What about a more recent example, though, in which the language is still intelligible, but the cultural context has changed, making some formerly “acceptable” language now gravely offensive? Yes, I’m talking about Huck Finn, and the current debate over the suitability of NewSouth Books’ new edition of the Twain classics The Adventures of Tom Sawyer and Huckleberry Finn, which has been either modernized or censored, depending on whom you ask.
I have to admit, I’m not as thoroughly offended by this new edition as I feel like I’m expected to be.
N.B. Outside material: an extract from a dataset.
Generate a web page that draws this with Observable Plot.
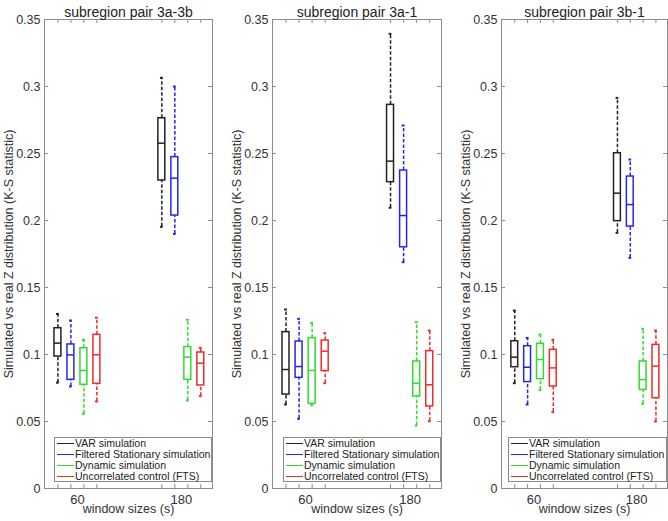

I know that schools can go to ridiculous extents to sanitize works in an attempt to keep them palatable to some faction of their community. (How well do I know this? I played Sandy in a Grade 9 production of Grease in which we had to cut out all smoking, sex/pregnancy, and dropping out of school – leaving basically no plot, just girl meets boy and oh yeah a nice car.) On the other hand, I also know that words can feel violent and contribute to an environment of harassment and oppression, and as a member of a group with a lot of white-skin privilege I’m not ready to jump on a bandwagon that says we should make our students – especially students of colour – read the n-word over & over in an assigned book – especially if assigned by a white teacher.
Ideally, Huck Finn would always be taught in the classroom by a compassionate and brilliant Twain scholar with incredible historical insight and the ability to guide students through the nuances of a novel that documents some terrible, violent elements of US history. But in reality, we all know that’s not always the case.
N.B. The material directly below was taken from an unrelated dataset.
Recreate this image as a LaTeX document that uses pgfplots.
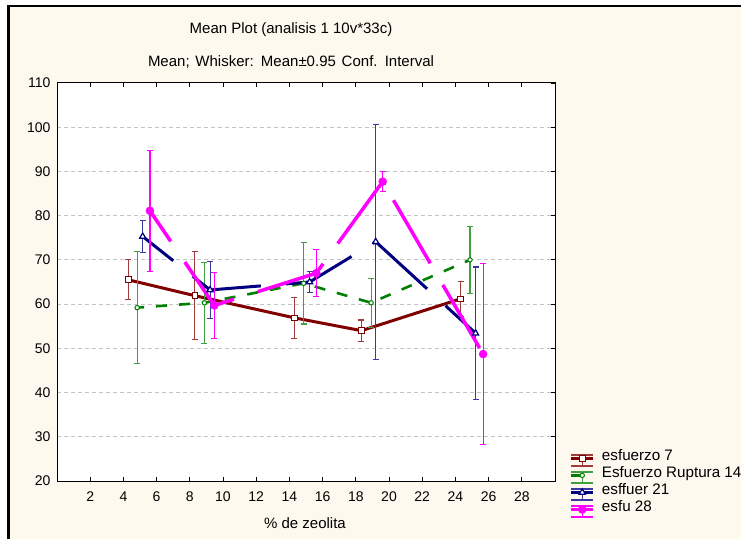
\documentclass[border=0pt]{standalone}
\usepackage{fontspec}
\setmainfont{Liberation Sans}
\usepackage{pgfplots}
\usepackage{pgfplotstable}
\pgfplotsset{compat=1.18}

\definecolor{panel}{HTML}{FEF9EE}
\definecolor{gridc}{HTML}{C4C4C4}
\definecolor{cA}{HTML}{800000}
\definecolor{cAw}{HTML}{9E3C3C}
\definecolor{cB}{HTML}{008000}
\definecolor{cBw}{HTML}{40A040}
\definecolor{cC}{HTML}{000080}
\definecolor{cCw}{HTML}{3838A0}
\definecolor{cD}{HTML}{FF00FF}

% means and 0.95 confidence half-widths
\pgfplotstableread{
x     y     e
4.29  65.5  4.5
8.31  61.9  10.0
14.29 56.9  4.6
18.34 54.0  2.4
24.32 61.2  3.9
}\tabA
\pgfplotstableread{
x     y     e
4.83  59.2  12.6
8.88  60.3  9.2
14.86 64.7  9.2
18.92 60.3  5.5
24.88 70.0  7.5
}\tabB
\pgfplotstableread{
x     y     e
5.16  75.3  3.7
9.22  63.2  6.5
15.22 65.0  2.4
19.20 74.1  26.6
25.22 53.4  15.0
}\tabC
\pgfplotstableread{
x     y     e
5.60  81.1  13.7
9.48  59.7  7.5
15.62 67.0  5.3
19.62 87.7  2.2
25.67 48.7  20.4
}\tabD

% legend sample: whisker caps above and below, the series line and its marker
\newcommand{\whiskerlegend}[2]{%
  \draw[#2, line width=1.5bp, solid] (0bp,3.5bp) -- (22bp,3.5bp);
  \draw[#2, line width=1.5bp, solid] (0bp,-7.5bp) -- (22bp,-7.5bp);
  \draw[#2, line width=1bp, solid] (11bp,3.5bp) -- (11bp,-7.5bp);
  \draw[mark repeat=2, mark phase=2, #1] plot coordinates {(0bp,0bp) (11bp,0bp) (22bp,0bp)};
}

\pgfplotsset{
  whisk/.style={only marks, mark=none, forget plot,
    error bars/.cd, y dir=both, y explicit, error mark=|,
    error bar style={line width=1.1bp, solid},
    error mark options={line width=1.1bp, mark size=3bp, solid}},
  legA/.style={legend image code/.code={\whiskerlegend{##1}{cAw}}},
  legB/.style={legend image code/.code={\whiskerlegend{##1, dash phase=0bp}{cBw}}},
  legC/.style={legend image code/.code={\whiskerlegend{##1}{cCw}}},
  legD/.style={legend image code/.code={\whiskerlegend{##1}{cD}}},
}

\begin{document}
\begin{tikzpicture}
\useasboundingbox (0,0) rectangle (741bp,539bp);
\fill[white] (0,0) rectangle (741bp,539bp);
\fill[panel] (7bp,0) rectangle (741bp,534bp);
\fill[black] (7.3bp,0) rectangle (10bp,534bp);
\fill[black] (7.3bp,531.7bp) rectangle (741bp,534bp);

\begin{axis}[
  at={(57bp,58bp)}, anchor=south west,
  scale only axis, width=498bp, height=398bp,
  xmin=0, xmax=30, ymin=20, ymax=110,
  xtick={2,4,...,28}, ytick={20,30,...,110},
  ytick pos=right, yticklabel pos=left,
  tick align=inside, major tick length=4bp,
  tick style={black, line width=0.8bp},
  axis line style={black, line width=1bp},
  ymajorgrids,
  major grid style={gridc, line width=1bp, dash pattern=on 4bp off 3bp},
  axis background/.style={fill=white},
  /pgf/number format/assume math mode=true,
  ticklabel style={font=\fontsize{14bp}{16bp}\selectfont},
  xticklabel style={yshift=-7bp},
  yticklabel style={xshift=-3bp},
  legend style={at={(rel axis cs:1.0287,0.0786)}, anchor=north west,
    draw=none, fill=none, inner sep=0pt, row sep=0bp,
    font=\fontsize{15.2bp}{17bp}\selectfont,
    nodes={inner sep=0pt, text height=11bp, text depth=6bp}},
  legend cell align=left,
  /tikz/every odd column/.append style={column sep=7bp},
]
% esfuerzo 7
\addplot[cAw, whisk] table[x=x, y=y, y error=e]{\tabA};
\addplot[cA, line width=3bp, mark=square*, mark size=2.8bp,
  mark options={fill=white, line width=1bp, solid}, legA]
  table[x=x, y=y]{\tabA};
\addlegendentry{esfuerzo 7}
% Esfuerzo Ruptura 14
\addplot[cBw, whisk] table[x=x, y=y, y error=e]{\tabB};
\addplot[cB, line width=2.6bp, dash pattern=on 11bp off 12bp, dash phase=4bp,
  mark=*, mark size=2.2bp,
  mark options={fill=white, line width=1bp, solid}, legB]
  table[x=x, y=y]{\tabB};
\addlegendentry{Esfuerzo Ruptura 14}
% esffuer 21
\addplot[cCw, whisk] table[x=x, y=y, y error=e]{\tabC};
\addplot[cC, line width=3bp, dash pattern=on 73bp off 25bp, dash phase=34bp,
  mark=triangle*, mark size=3.5bp,
  mark options={fill=white, line width=1.2bp, solid}, legC]
  table[x=x, y=y]{\tabC};
\addlegendentry{esffuer 21}
% esfu 28
\addplot[cD, whisk] table[x=x, y=y, y error=e]{\tabD};
\addplot[cD, line width=3.5bp, dash pattern=on 73bp off 25bp, dash phase=36bp,
  mark=*, mark size=4bp,
  mark options={fill=cD, line width=0.5bp, solid}, legD]
  table[x=x, y=y]{\tabD};
\addlegendentry{esfu 28}
\end{axis}

\node[font=\fontsize{15bp}{17bp}\selectfont] at (291bp,509bp) {Mean Plot (analisis 1 10v*33c)};
\node[font=\fontsize{15bp}{17bp}\selectfont] at (291bp,477bp) {\spaceskip=5.8bp Mean; Whisker: Mean±0.95 Conf. Interval};
\node[font=\fontsize{15bp}{17bp}\selectfont] at (305bp,16bp) {\% de zeolita};
\end{tikzpicture}
\end{document}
Schools, just like other institutions in society, often perpetrate the experience of violence and oppression upon participants (in this case students). Teachers are just as likely to be racist and sexist and homophobic as anyone else. I’m not sold on the necessity for schools to require the original exact n-word-inclusive Twain wording, when they so often offer abridged, translated or otherwise modernized versions of other works. If a particular school/system wants to take a stand on only assigning original wording of literary texts, more power to them. If that’s something they feel strongly about, there are many such editions of Huck Finn available, and hopefully the adoption of such principles would inspire lots of discussion of the historical context of every non-contemporary text.
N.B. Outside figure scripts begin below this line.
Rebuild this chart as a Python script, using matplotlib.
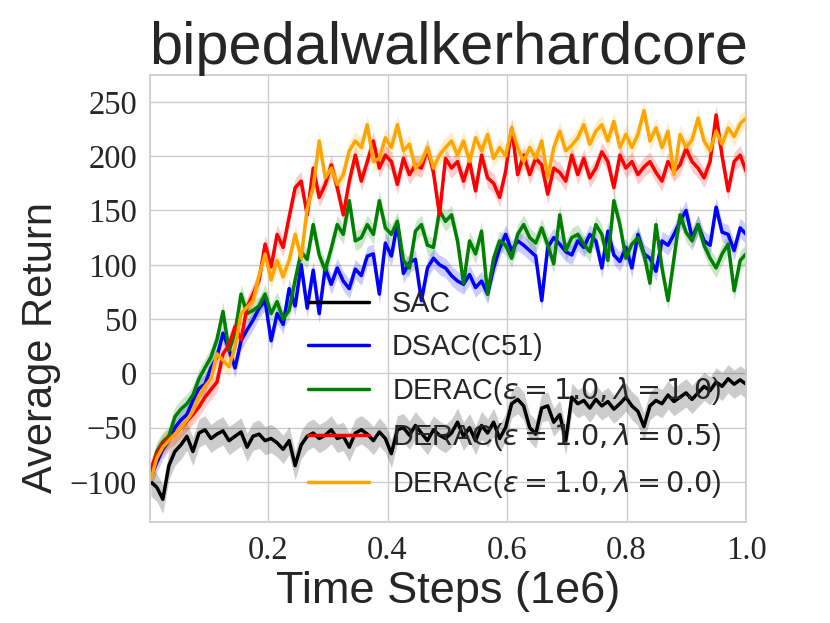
import numpy as np
import matplotlib
matplotlib.use("Agg")
import matplotlib.pyplot as plt
import seaborn as sns

sns.set_theme(style="whitegrid")
plt.rcParams['font.family'] = ['Liberation Sans', 'DejaVu Sans']
plt.rcParams['mathtext.fontset'] = 'dejavusans'

N = 100
time_steps = np.linspace(0.004, 1.0, N)

labels = ["SAC", "DSAC(C51)",
          r"DERAC($\epsilon=1.0, \lambda=1.0$)",
          r"DERAC($\epsilon=1.0, \lambda=0.5$)",
          r"DERAC($\epsilon=1.0, \lambda=0.0$)"]
colors = ["black", "blue", "green", "red", "orange"]

sac = [-100, -105, -116, -85, -72, -66, -58, -72, -55, -52,
       -60, -56, -53, -62, -58, -54, -68, -58, -56, -62,
       -60, -64, -70, -62, -85, -66, -58, -55, -60, -57,
       -52, -60, -58, -68, -55, -52, -56, -62, -54, -60,
       -74, -52, -50, -57, -48, -55, -62, -52, -57, -60,
       -55, -45, -58, -50, -62, -48, -55, -45, -60, -50,
       -28, -24, -30, -50, -56, -32, -30, -45, -38, -62,
       -22, -28, -25, -32, -24, -30, -26, -33, -28, -22,
       -30, -35, -49, -30, -25, -28, -20, -26, -22, -18,
       -24, -18, -12, -16, -8, -12, -5, -10, -6, -10]

dsac = [-96, -82, -70, -62, -50, -43, -38, -25, -14, -10,
        5, 15, 37, 22, 5, 30, 40, 49, 60, 67,
        30, 55, 45, 78, 62, 100, 60, 95, 55, 97,
        82, 97, 85, 78, 96, 90, 108, 110, 73, 120,
        108, 138, 92, 102, 105, 67, 97, 106, 100, 97,
        90, 85, 82, 91, 79, 85, 73, 97, 115, 128,
        113, 122, 118, 113, 108, 67, 116, 125, 119, 112,
        109, 122, 116, 128, 122, 97, 131, 109, 103, 116,
        97, 128, 110, 106, 94, 122, 118, 128, 140, 150,
        125, 137, 122, 118, 153, 130, 128, 113, 134, 128]

derac_10 = [-92, -72, -63, -58, -40, -33, -28, -20, -5, 5,
            15, 31, 57, 21, 37, 73, 55, 58, 62, 73,
            55, 66, 50, 58, 86, 112, 105, 137, 109, 95,
            115, 137, 128, 159, 122, 125, 137, 128, 159, 134,
            128, 140, 104, 97, 131, 137, 118, 116, 150, 140,
            146, 122, 83, 122, 110, 131, 73, 106, 122, 118,
            106, 128, 137, 125, 120, 134, 118, 101, 146, 113,
            125, 128, 119, 112, 137, 128, 104, 159, 137, 106,
            119, 125, 110, 83, 137, 97, 67, 106, 146, 130,
            122, 137, 118, 106, 97, 110, 119, 76, 104, 110]

derac_05 = [-88, -74, -65, -60, -56, -50, -44, -38, -31, -22,
            -15, -8, 18, 26, 43, 31, 61, 73, 86, 119,
            98, 128, 116, 144, 171, 177, 146, 189, 162, 174,
            192, 171, 146, 177, 201, 177, 195, 214, 189, 201,
            195, 174, 198, 183, 192, 189, 207, 185, 146, 198,
            189, 195, 177, 195, 168, 201, 180, 175, 162, 186,
            226, 183, 201, 183, 198, 192, 165, 189, 185, 177,
            201, 183, 198, 180, 189, 204, 195, 171, 201, 189,
            195, 183, 190, 195, 185, 177, 195, 186, 192, 207,
            195, 189, 180, 195, 238, 200, 168, 195, 201, 186]

derac_00 = [-98, -78, -68, -62, -56, -50, -43, -35, -21, -12,
            -5, 18, 12, 6, 24, 55, 61, 67, 90, 110,
            86, 104, 89, 104, 128, 106, 152, 171, 214, 180,
            189, 174, 183, 205, 214, 208, 229, 195, 198, 217,
            208, 229, 205, 211, 189, 195, 208, 189, 201, 208,
            214, 201, 214, 195, 217, 205, 220, 198, 208, 200,
            226, 208, 195, 208, 198, 214, 180, 208, 223, 205,
            210, 217, 229, 211, 223, 229, 214, 232, 208, 220,
            208, 220, 242, 214, 226, 208, 223, 183, 220, 208,
            215, 235, 214, 205, 223, 211, 226, 218, 230, 235]

spreads = [13, 9, 9, 9, 9]

series = [sac, dsac, derac_10, derac_05, derac_00]

fig = plt.figure(figsize=(8.3, 6.23), dpi=100)
ax = fig.add_axes([0.181, 0.162, 0.718, 0.718])

for vals, lab, col, sp in zip(series, labels, colors, spreads):
    v = np.asarray(vals, dtype=float)
    ax.fill_between(time_steps, v - sp, v + sp, color=col, alpha=0.2, linewidth=0)
    ax.plot(time_steps, v, color=col, lw=2.5, label=lab)

ax.set_xlim(0.003, 1.0)
ax.set_ylim(-137, 275)
ax.set_xticks([0.2, 0.4, 0.6, 0.8, 1.0])
ax.set_yticks([-100, -50, 0, 50, 100, 150, 200, 250])
for t in ax.get_xticklabels() + ax.get_yticklabels():
    t.set_fontfamily('Liberation Serif')
    t.set_fontsize(23.5)
    t.set_color('#262626')

ax.set_title("bipedalwalkerhardcore", fontsize=42.8, pad=8, color='#262626')
ax.set_xlabel("Time Steps (1e6)", fontsize=32.5, color='#262626')
ax.set_ylabel("Average Return", fontsize=30, color='#262626')
ax.yaxis.set_label_coords(-0.150, 0.39)

leg = ax.legend(loc='upper left', bbox_to_anchor=(0.222, 0.576), frameon=False,
                fontsize=20.7, handlelength=2.1)
for t in leg.get_texts():
    t.set_color('#262626')

fig.savefig("out.png", dpi=100)
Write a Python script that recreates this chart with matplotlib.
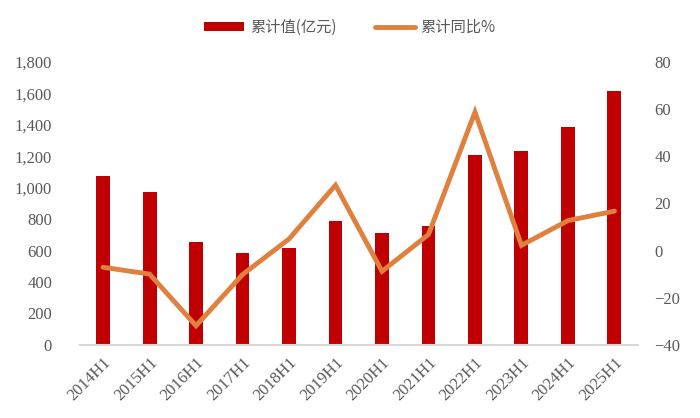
import matplotlib
matplotlib.use('Agg')
import matplotlib.pyplot as plt
import numpy as np
from matplotlib.ticker import FuncFormatter

# data
periods = ['2014H1', '2015H1', '2016H1', '2017H1', '2018H1', '2019H1',
           '2020H1', '2021H1', '2022H1', '2023H1', '2024H1', '2025H1']
cum_value = [1077, 973, 656, 586, 613, 789, 710, 757, 1208, 1231, 1387, 1616]
cum_yoy = [-7.1, -10.0, -31.9, -10.2, 4.9, 27.7, -8.8, 6.8, 58.7, 2.2, 12.7, 16.7]

bar_color = '#C00000'
line_color = '#E0803E'
text_color = '#595959'
serif = ['Liberation Serif', 'DejaVu Serif']
cjk = ['Noto Sans CJK SC', 'DejaVu Sans']

fig = plt.figure(figsize=(7, 4.18), dpi=100)
ax = fig.add_axes([0.114, 0.175, 0.797, 0.677])
ax2 = ax.twinx()

x = np.arange(len(periods))
bars = ax.bar(x, cum_value, width=0.3, color=bar_color, label='累计值(亿元)', zorder=2)
line, = ax2.plot(x, cum_yoy, color=line_color, lw=3.5, solid_capstyle='round',
                 solid_joinstyle='miter', label='累计同比%', zorder=3)

ax.set_xlim(-0.5, len(periods) - 0.5)
ax.set_ylim(0, 1800)
ax.set_yticks(np.arange(0, 1801, 200))
ax.yaxis.set_major_formatter(FuncFormatter(lambda v, p: f'{int(v):,}'))
ax2.set_ylim(-40, 80)
ax2.set_yticks(np.arange(-40, 81, 20))
ax2.yaxis.set_major_formatter(FuncFormatter(lambda v, p: f'{int(v)}'.replace('-', '\u2212')))

ax.set_xticks(x)
ax.set_xticklabels(periods, rotation=45, ha='right', rotation_mode='anchor')

for a in (ax, ax2):
    for s in a.spines.values():
        s.set_visible(False)
    a.tick_params(length=0, colors=text_color, labelsize=12)
    for lab in a.get_yticklabels() + a.get_xticklabels():
        lab.set_family(serif)
ax.spines['bottom'].set_visible(True)
ax.spines['bottom'].set_color('#D9D9D9')
ax.spines['bottom'].set_linewidth(1.5)
ax.tick_params(axis='y', pad=20)
ax.tick_params(axis='x', labelsize=12, pad=7)
ax2.tick_params(axis='y', pad=12)

ax2.set_zorder(ax.get_zorder() + 1)
ax2.patch.set_visible(False)

leg = fig.legend([bars, line], ['累计值(亿元)', '累计同比%'], loc='center',
                 bbox_to_anchor=(0.5, 0.935), ncol=2, frameon=False,
                 prop={'family': cjk, 'size': 11}, handlelength=2.6,
                 handleheight=0.5, columnspacing=2.5, handletextpad=0.4)
for t in leg.get_texts():
    t.set_color(text_color)

plt.savefig('out.png', dpi=100)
In sum, I think the question of “sanitizing” or “updating” the language of a work depends greatly on what the purpose of one’s use of said classic is. Is it to introduce students to the classic text or the works of that author? Grant them some sort of cultural literacy? Understand what makes the texts we have deemed “great” work? Serve as an entre into greater discussions of history, culture, and the big questions? Produce literary scholars and critics? Ideally, school assignments would do all of these, but at core I think a lot would be happy to settle for doing a good job of the first couple or so. If teachers are unable to use (or appropriately use) the original text, and if a more palatable edition makes that possible, so be it — as long as it is obvious that the revised editions are not the original, and the original is widely available.
As an immigrant library student, I was fascinated at exploring Canadian culture through children’s literature. One text (or rather, texts) that really captured my interest was Beatrice Culleton Mosionier’s In Search of April Raintree. I really wrestled with her decision to create a revised version for use in schools. I searched and searched for evidence of coercion, of censorship, in this revision, but everything I could find indicated that Mosionier was perfectly okay with it. Her current website (linked above) proudly lists the three different editions of April Raintree, with their different intended audiences. Researching April Raintree really made me question my ability, as a white, Western, school-type-literate person, to understand what textual authenticity meant in cultural context that weren’t my own. And that’s okay.
Now, Mark Twain/Samuel Clements was white, and isn’t alive anymore to give or decline approval of new editions of his works. But the story of this revision isn’t so much about his cultural context as that of kids of colour who are being assigned to read Huck Finn today. I haven’t yet come across many African-American voices sounding in on this controversy, but I’d be really interested to hear various cultural interpretations of this revision, because the one or two I’ve been seeing don’t seem to be coming from this perspective.
And the line between “bad” censorship of a text and “good” modernizing for accessibility…well, I think it moves depending on where you’re standing.
ETA- NewSouth has responded in the comments of PW, and links to the book’s introduction,which discusses the controversy about the language change.
ETA #2 (Jan 6) – The NY Times has hosted a series of “debaters” writing to discuss this revised edition. Among the voices there, I recommend Paul Butler’s Why Read that Book?, who expressed the kind of sentiment I was intending to get at, but in a more concise and eloquent manner. I also recommend reading Thomas Glave’s Obscuring the Past, even though he doesn’t agree with what I wrote above.